Black hole solutions in functional extensions of Born-Infeld gravity

TL;DR

This paper explores black hole solutions in extended Born-Infeld gravity models, revealing how their internal structure can differ from General Relativity, including the emergence of wormholes that lead to non-singular, geodesically complete spacetimes.

Contribution

It introduces a family of $f(|\hat{\Omega}|)$ gravity models and analyzes their black hole solutions, highlighting the replacement of singularities with wormhole structures.

Findings

Black hole interiors are modified by the models, often forming wormholes.

Wormholes can replace point-like singularities, leading to non-singular spacetimes.

Curvature divergences occur at the wormhole throat but do not imply singularities.

Abstract

We consider electrovacuum black hole spacetimes in classical extensions of Eddington-inspired Born-Infeld gravity. By rewriting Born-Infeld action as the square root of the determinant of a matrix $\hat{\Omega}$, we consider the family of models $f (|\hat{\Omega}|)$, and study black hole solutions for a power-law family of models labelled by a simple parameter.
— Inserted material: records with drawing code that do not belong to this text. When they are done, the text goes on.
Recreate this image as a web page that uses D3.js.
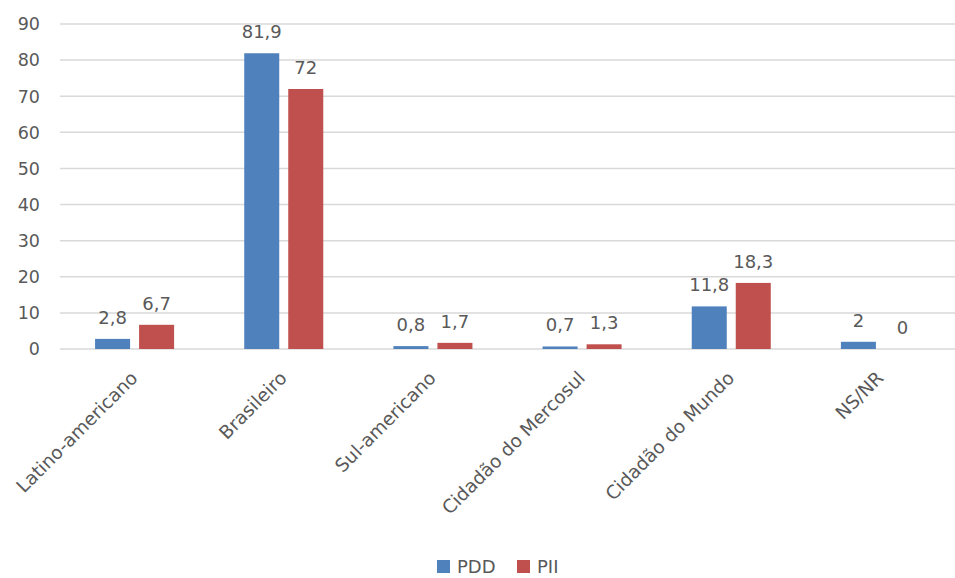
<!DOCTYPE html>
<html><head><meta charset="utf-8">
<script src="https://cdn.jsdelivr.net/npm/d3@7"></script>
<style>body{margin:0;background:#fff}svg{display:block}text{font-family:"DejaVu Sans",sans-serif;fill:#595959}</style>
</head><body>
<script>
const categories = ["Latino-americano","Brasileiro","Sul-americano","Cidadão do Mercosul","Cidadão do Mundo","NS/NR"];
const series = ["PDD","PII"];
const pdd = [2.8,81.9,0.8,0.7,11.8,2];
const pii = [6.7,72,1.7,1.3,18.3,0];
const labelsPdd = ["2,8","81,9","0,8","0,7","11,8","2"];
const labelsPii = ["6,7","72","1,7","1,3","18,3","0"];
const yTicks = [0,10,20,30,40,50,60,70,80,90];
const colors = ["#4f81bd","#c0504d"];

const W=955,H=578;
const svg=d3.select("body").append("svg").attr("width",W).attr("height",H);
const x=d3.scaleBand().domain(categories).range([60,955]).paddingInner(0).paddingOuter(0);
const y=d3.scaleLinear().domain([0,90]).range([349,24]);
const x1=d3.scaleBand().domain(series).range([0,x.bandwidth()]).paddingInner(0.2045).paddingOuter(0.797);

svg.append("g").selectAll("line").data(yTicks).join("line")
 .attr("x1",60).attr("x2",955).attr("y1",d=>y(d)).attr("y2",d=>y(d))
 .attr("stroke","#d9d9d9").attr("stroke-width",1.5);
svg.append("g").selectAll("text").data(yTicks).join("text")
 .attr("x",40).attr("y",d=>y(d)).attr("dy","0.36em").attr("text-anchor","end")
 .attr("font-size",17.5).text(d=>d);

const data=[pdd,pii], labs=[labelsPdd,labelsPii];
series.forEach((s,si)=>{
  const g=svg.append("g");
  g.selectAll("rect").data(categories).join("rect")
   .attr("x",(c)=>x(c)+x1(s)).attr("width",x1.bandwidth())
   .attr("y",(c,i)=>y(data[si][i])).attr("height",(c,i)=>y(0)-y(data[si][i]))
   .attr("fill",colors[si]);
  g.selectAll("text").data(categories).join("text")
   .attr("x",(c)=>x(c)+x1(s)+x1.bandwidth()/2)
   .attr("y",(c,i)=>y(data[si][i])-15)
   .attr("text-anchor","middle").attr("font-size",18).text((c,i)=>labs[si][i]);
});

svg.append("g").selectAll("text").data(categories).join("text")
 .attr("transform",c=>`translate(${x(c)+x.bandwidth()/2-5},${370}) rotate(-45)`)
 .attr("text-anchor","end").attr("dy","0.7em").attr("font-size",18.5).text(c=>c);

const leg=svg.append("g");
const lx=[437,517];
series.forEach((s,i)=>{
  leg.append("rect").attr("x",lx[i]).attr("y",560).attr("width",13).attr("height",13).attr("fill",colors[i]);
  leg.append("text").attr("x",lx[i]+20).attr("y",566.5).attr("dy","0.36em").attr("font-size",18).text(s);
});
</script>
</body></html>
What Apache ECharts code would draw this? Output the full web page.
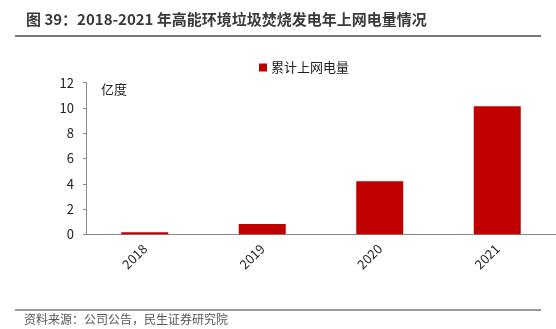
<!DOCTYPE html>
<html><head><meta charset="utf-8">
<script src="https://cdn.jsdelivr.net/npm/echarts@6/dist/echarts.min.js"></script>
<style>html,body{margin:0;padding:0;background:#fff}#c{width:556px;height:329px}</style>
</head><body><div id="c"></div>
<script>
const categories = ['2018', '2019', '2020', '2021'];
const values = [0.17, 0.82, 4.2, 10.13];
const yTicks = [0, 2, 4, 6, 8, 10, 12];
const seriesName = '累计上网电量';
const unitLabel = '亿度';
const titleText = '图 39：2018-2021 年高能环境垃圾焚烧发电年上网电量情况';
const sourceText = '资料来源：公司公告，民生证券研究院';

const font = '"Noto Sans CJK SC", "Microsoft YaHei", sans-serif';
const chart = echarts.init(document.getElementById('c'));
chart.setOption({
  animation: false,
  textStyle: { fontFamily: font },
  title: {
    text: titleText, left: 21, top: 7,
    textStyle: { fontSize: 15, fontWeight: 'bold', color: '#3a3a3a', fontFamily: font }
  },
  graphic: [
    { type: 'line', shape: { x1: 15, y1: 36, x2: 541, y2: 36 }, style: { stroke: '#777', lineWidth: 2 } },
    { type: 'line', shape: { x1: 15, y1: 310, x2: 541, y2: 310 }, style: { stroke: '#777', lineWidth: 1.5 } },
    { type: 'text', left: 24, top: 313, style: { text: sourceText, fontSize: 12, fill: '#555', fontFamily: font } },
    { type: 'text', left: 101, top: 83, style: { text: unitLabel, fontSize: 13, fill: '#222', fontFamily: font } }
  ],
  legend: {
    data: [seriesName], top: 56, left: 254, itemWidth: 8, itemHeight: 8, itemGap: 4, icon: 'rect',
    textStyle: { fontSize: 13, color: '#222', fontFamily: font, padding: [0, 0, 0, -1] }
  },
  grid: { left: 86, right: -1, top: 82.7, bottom: 94.7, containLabel: false },
  xAxis: {
    type: 'category', data: categories,
    axisLine: { lineStyle: { color: '#888' } },
    axisTick: { inside: true, length: 5, lineStyle: { color: '#888' } },
    axisLabel: { rotate: 45, fontSize: 13, color: '#222', margin: 12, fontFamily: font }
  },
  yAxis: {
    type: 'value', min: yTicks[0], max: yTicks[yTicks.length - 1], interval: 2,
    splitLine: { show: false },
    axisLine: { show: true, lineStyle: { color: '#888' } },
    axisTick: { show: true, length: 3, lineStyle: { color: '#888' } },
    axisLabel: { fontSize: 13, color: '#222', margin: 12, fontFamily: font }
  },
  series: [{
    name: seriesName, type: 'bar', data: values, barWidth: '40%',
    itemStyle: { color: '#c00000' }
  }]
});
</script></body></html>
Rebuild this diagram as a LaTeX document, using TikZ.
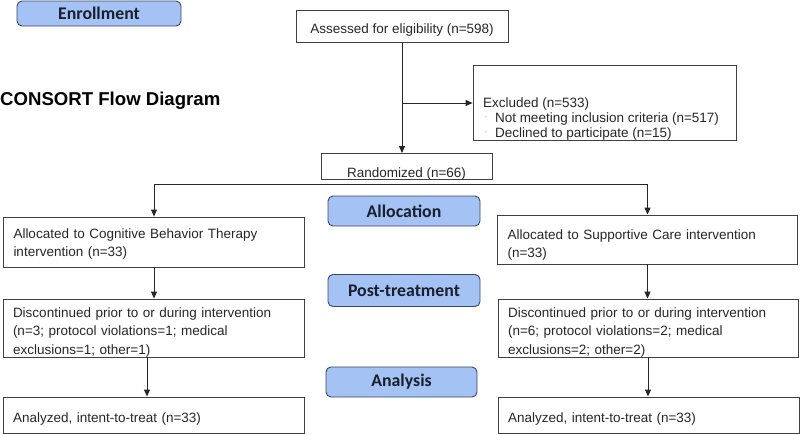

We show how the innermost structure of the corresponding black holes is modified as compared to their General Relativity counterparts, discussing in which cases a wormhole structure replaces the point-like singularity. We go forward to argue that in such cases a geodesically complete and thus non-singular spacetime is present, despite the existence of curvature divergences at the wormhole throat.